This privacy policy generator creates a GDPR and CCPA-compliant privacy policy for your website or app. Configure your data collection practices, compliance frameworks, and third-party services to get a complete legal document in seconds.
Important: This is a template and does not constitute legal advice. Consult an attorney for your specific needs.
Company / App Details
Business Type Preset
Data Collected
Data Use Purposes
Third-Party Services
Compliance Frameworks
Privacy Policy
How to Create a Privacy Policy for Your Website
A privacy policy is a legal document that explains what personal data you collect from users, why you collect it, how you use it, and what rights users have. Having a clear, accurate privacy policy is both a legal requirement in most jurisdictions and a trust signal for your users.
Step 1: Enter Your Company Details
Start with your company or app name, website URL, and a privacy-specific contact email. Many privacy laws require a direct contact point for data-related inquiries — a dedicated privacy@yourdomain.com address is professional and recommended. Set the effective date to today if this is a new policy.
Step 2: Choose a Business Type Preset
Apply a preset to pre-configure the most common settings for your type of business. The SaaS App preset enables personal data, payment info, analytics, and GDPR compliance. The Blog preset configures minimal data collection with cookies and Google Analytics. The E-Commerce preset adds payment data, shipping information, and broader third-party disclosure. You can customize further after applying a preset.
Step 3: Configure Data Practices
Check all boxes that accurately describe your actual data practices. Accuracy is legally important — overstating data collection is misleading; understating it may violate GDPR's transparency requirements. For Third-Party Services, include any tool that receives user data: analytics platforms, payment processors, email marketing services, and infrastructure providers.
GDPR vs CCPA: Key Differences
Enabling GDPR adds sections on lawful basis for processing, data subject rights (access, rectification, erasure, portability, restriction, objection), and data transfer safeguards. Enabling CCPA adds California-specific sections on the right to know, right to delete, right to opt-out of data sales, and non-discrimination rights. If you have any EU or California users, enable both.
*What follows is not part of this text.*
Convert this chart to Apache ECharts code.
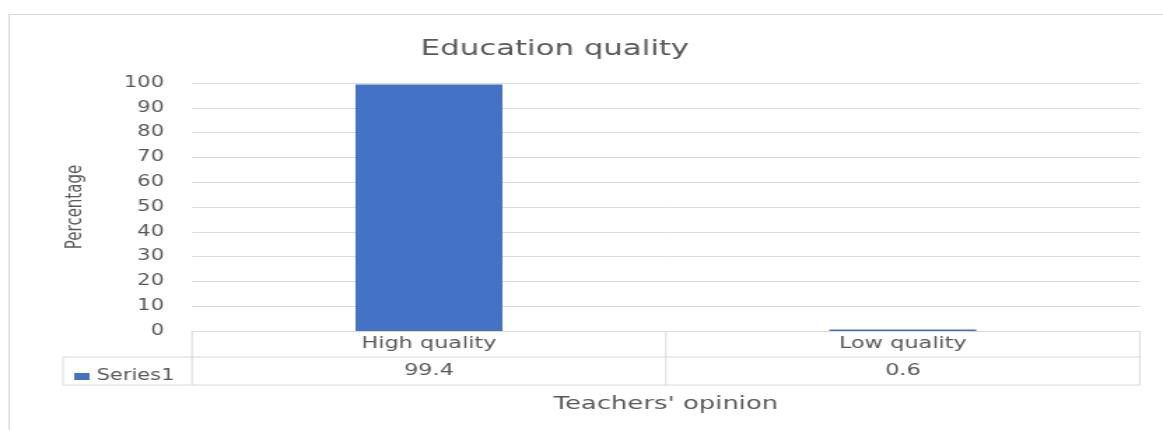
<!DOCTYPE html>
<html><head><meta charset="utf-8">
<script src="https://cdn.jsdelivr.net/npm/echarts@6/dist/echarts.min.js"></script>
<style>
html,body{margin:0;padding:0;background:#fff;overflow:hidden;}
#wrap{width:1163px;height:430px;overflow:hidden;}
#c{width:831px;height:430px;transform:scaleX(1.39952);transform-origin:0 0;}
</style></head>
<body><div id="wrap"><div id="c"></div></div>
<script>
const categories = ['High quality', 'Low quality'];
const seriesName = 'Series1';
const values = [99.4, 0.6];
const yTicks = [0, 10, 20, 30, 40, 50, 60, 70, 80, 90, 100];

const FONT = 'DejaVu Sans';
const GRAY = '#595959';
const LINE = '#d9d9d9';
const W = 831, H = 430;
const G = {left: 137.2, right: 16.6, top: 83, bottom: 99};
const gx0 = G.left, gx1 = W - G.right, gy1 = H - G.bottom;
const row1 = gy1 + 26, row2 = gy1 + 54, legX = 45;

const chart = echarts.init(document.getElementById('c'), null, {renderer: 'canvas'});
const seg = (x1, y1, x2, y2) => ({type: 'line', shape: {x1, y1, x2, y2}, style: {stroke: LINE, lineWidth: 1}, silent: true});
const midX = (gx0 + gx1) / 2;

chart.setOption({
  animation: false,
  textStyle: {fontFamily: FONT},
  title: {text: 'Education quality', left: 391.5, top: 33, textAlign: 'center',
    textStyle: {fontFamily: FONT, fontSize: 22, fontWeight: 'normal', color: GRAY}},
  legend: {show: true, left: 48, top: row1 + 7, itemWidth: 11, itemHeight: 7, itemGap: 4,
    icon: 'rect', data: [seriesName], textStyle: {fontFamily: FONT, fontSize: 15, color: GRAY}, selectedMode: false},
  grid: {left: G.left, right: G.right, top: G.top, bottom: G.bottom, containLabel: false},
  xAxis: [
    {type: 'category', data: categories, position: 'bottom',
      axisLine: {show: true, lineStyle: {color: LINE}}, axisTick: {show: false},
      axisLabel: {margin: 5, fontSize: 16, color: GRAY, fontFamily: FONT},
      name: "Teachers' opinion", nameLocation: 'middle', nameGap: 64,
      nameTextStyle: {fontSize: 18.5, color: GRAY, fontFamily: FONT}},
    {type: 'category', data: values.map(v => String(v)), position: 'bottom', offset: 27,
      axisLine: {show: false}, axisTick: {show: false},
      axisLabel: {margin: 5, fontSize: 16, color: GRAY, fontFamily: FONT}}
  ],
  yAxis: {type: 'value', min: yTicks[0], max: yTicks[yTicks.length - 1], interval: 10,
    axisLine: {show: false}, axisTick: {show: false},
    axisLabel: {margin: 20, fontSize: 15, color: GRAY, fontFamily: FONT},
    splitLine: {lineStyle: {color: LINE, width: 1}},
    name: 'Percentage', nameLocation: 'middle', nameGap: 76, nameRotate: 90,
    nameTextStyle: {fontSize: 15, color: GRAY, fontFamily: FONT}},
  series: [{name: seriesName, type: 'bar', data: values, barWidth: '31%',
    itemStyle: {color: '#4472C4'}}],
  graphic: [
    seg(6, 14.5, W + 5, 14.5),
    seg(6.5, 14, 6.5, H + 5),
    seg(legX, row1, gx1, row1),
    seg(legX, row2, gx1, row2),
    seg(legX, row1, legX, row2),
    seg(gx0, gy1, gx0, row2),
    seg(midX, gy1, midX, row2),
    seg(gx1, gy1, gx1, row2)
  ]
});
</script></body></html>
Publishing Your Privacy Policy
Download the policy as HTML for direct embedding in your website, or .md for documentation sites like GitHub pages. Link to your privacy policy in your website footer, sign-up forms, cookie consent banners, and email templates. Update it whenever your data practices change and notify users of material changes via email or a site notice.
FAQ
Is this privacy policy generator free?
Yes, completely free with no account required. All generation runs in your browser — your company details and configuration are never stored or transmitted.
Do I legally need a privacy policy?
Yes, in most cases. GDPR requires it for any site with EU visitors. CCPA requires it for California-based businesses meeting certain thresholds. Google Analytics and many advertising networks require a privacy policy. Most app stores (Apple, Google Play) mandate one. In practice, any website that collects emails or uses analytics should have a privacy policy.
Does this template satisfy GDPR requirements?
This template includes the key GDPR clauses: lawful basis for processing, data subject rights (access, erasure, portability), data retention periods, and DPO contact. However, GDPR compliance requires more than a privacy policy — you also need consent mechanisms, data processing records, and potentially a DPO. Consult a data protection attorney for full compliance.
What is the difference between GDPR and CCPA?
GDPR (EU) requires explicit consent before collecting most personal data and gives users rights to access, delete, and port their data. CCPA (California) focuses on disclosure — you must tell users what data you collect and give them the right to opt out of selling it. Both laws require a clear privacy policy but have different scope and requirements.
What are cookies and do I need a cookie policy?
Cookies are small files stored in a user's browser that track preferences, sessions, and behavior. If you use any analytics tool (Google Analytics), advertising pixels, or third-party login, you likely set cookies. GDPR requires explicit consent for non-essential cookies from EU users. A cookie policy section should describe what cookies you use and how to opt out.
Is this a substitute for legal advice?
No. This template provides a legally-oriented starting point based on common privacy law requirements. For high-stakes applications — healthcare, financial services, children's apps, or enterprise SaaS — consult a qualified privacy attorney who can review your specific data practices and jurisdictional requirements.
How often should I update my privacy policy?
Update your privacy policy whenever you change your data practices — adding a new analytics tool, starting to collect new types of data, or changing how you share data with third parties. Also review it annually for regulatory changes. GDPR requires you to notify users of material changes.